In 2016, two Dutch biologists discovered bacteria of the genus Vibrio, a family that includes the bacterium responsible for cholera in the plastisphere. Three years later, an alarming new discovery topped the previous one: while studying bacteria found on plastic waste off the coast of Antarctica, scientists found that these bacteria were as antibiotic-resistant as the toughest bacteria present in urban environments. Certainly, if these microplastics have the capacity to absorb surrounding contaminants, they can just as easily absorb antibiotics.
Non biodegradable plastic debris allow them to migrate further.
The big problem with the plastisphere is that the plastic debris that supports it is just the medium of choice.
"Plastics remain in the environment much longer than biodegradable materials such as driftwood, so they are able to migrate much further over much longer time periods," explains Paul-Pont.

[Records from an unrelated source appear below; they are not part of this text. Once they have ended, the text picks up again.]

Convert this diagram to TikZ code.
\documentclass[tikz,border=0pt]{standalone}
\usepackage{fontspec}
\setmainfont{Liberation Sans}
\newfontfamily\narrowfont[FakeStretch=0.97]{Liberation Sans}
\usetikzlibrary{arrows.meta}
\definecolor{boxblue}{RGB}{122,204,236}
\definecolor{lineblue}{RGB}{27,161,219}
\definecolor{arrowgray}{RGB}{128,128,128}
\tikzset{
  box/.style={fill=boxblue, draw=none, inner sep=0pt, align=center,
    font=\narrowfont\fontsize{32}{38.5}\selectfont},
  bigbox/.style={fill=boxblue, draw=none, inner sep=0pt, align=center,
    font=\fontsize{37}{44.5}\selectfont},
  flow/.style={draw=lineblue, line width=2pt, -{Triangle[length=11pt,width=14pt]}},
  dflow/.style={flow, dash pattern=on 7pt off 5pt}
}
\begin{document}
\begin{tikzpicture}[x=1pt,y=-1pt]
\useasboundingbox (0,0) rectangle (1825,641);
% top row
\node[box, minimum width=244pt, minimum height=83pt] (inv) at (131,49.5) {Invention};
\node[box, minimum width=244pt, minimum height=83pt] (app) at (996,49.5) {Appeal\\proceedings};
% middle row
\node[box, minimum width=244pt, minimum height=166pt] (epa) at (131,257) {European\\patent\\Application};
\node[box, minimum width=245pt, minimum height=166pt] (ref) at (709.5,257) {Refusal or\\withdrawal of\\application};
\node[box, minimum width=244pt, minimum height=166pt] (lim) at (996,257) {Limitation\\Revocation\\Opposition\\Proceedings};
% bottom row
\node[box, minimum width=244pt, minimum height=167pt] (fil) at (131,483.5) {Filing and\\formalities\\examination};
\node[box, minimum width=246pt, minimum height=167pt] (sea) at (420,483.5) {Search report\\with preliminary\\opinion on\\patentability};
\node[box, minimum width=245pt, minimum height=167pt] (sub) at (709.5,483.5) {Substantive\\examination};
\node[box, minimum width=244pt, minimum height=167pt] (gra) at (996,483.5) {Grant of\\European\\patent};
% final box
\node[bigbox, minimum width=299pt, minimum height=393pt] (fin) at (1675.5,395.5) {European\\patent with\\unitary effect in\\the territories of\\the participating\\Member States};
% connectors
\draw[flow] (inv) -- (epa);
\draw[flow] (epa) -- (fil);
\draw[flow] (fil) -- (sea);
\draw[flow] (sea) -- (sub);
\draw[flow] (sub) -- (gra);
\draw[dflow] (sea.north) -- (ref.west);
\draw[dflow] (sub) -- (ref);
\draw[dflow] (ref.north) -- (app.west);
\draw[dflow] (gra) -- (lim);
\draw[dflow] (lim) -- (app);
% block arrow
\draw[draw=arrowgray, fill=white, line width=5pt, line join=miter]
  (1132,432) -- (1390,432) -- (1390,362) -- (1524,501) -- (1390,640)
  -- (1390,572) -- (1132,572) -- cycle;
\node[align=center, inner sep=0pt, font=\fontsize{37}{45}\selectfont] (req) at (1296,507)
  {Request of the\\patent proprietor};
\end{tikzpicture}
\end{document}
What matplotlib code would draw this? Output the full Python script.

In 2017, just six years after a tsunami ravaged the coasts of Japan and caused the accident in Fukushima, American scientists found 289 species of invertebrates on the west coast of the United States that had never been found there before and had originated in Japanese waters. These little creatures had crossed the Pacific on the plastic debris set in motion by the tsunami. The fear with such artificially transplanted foreign species from one ecosystem to another is that they tend to be invasive.
They also bring the possibility of dangerous pathogens, whether Vibrio bacteria or something new. Coupled with the threat of antibiotic resistance, it becomes obvious that we must urgently tackle this problem.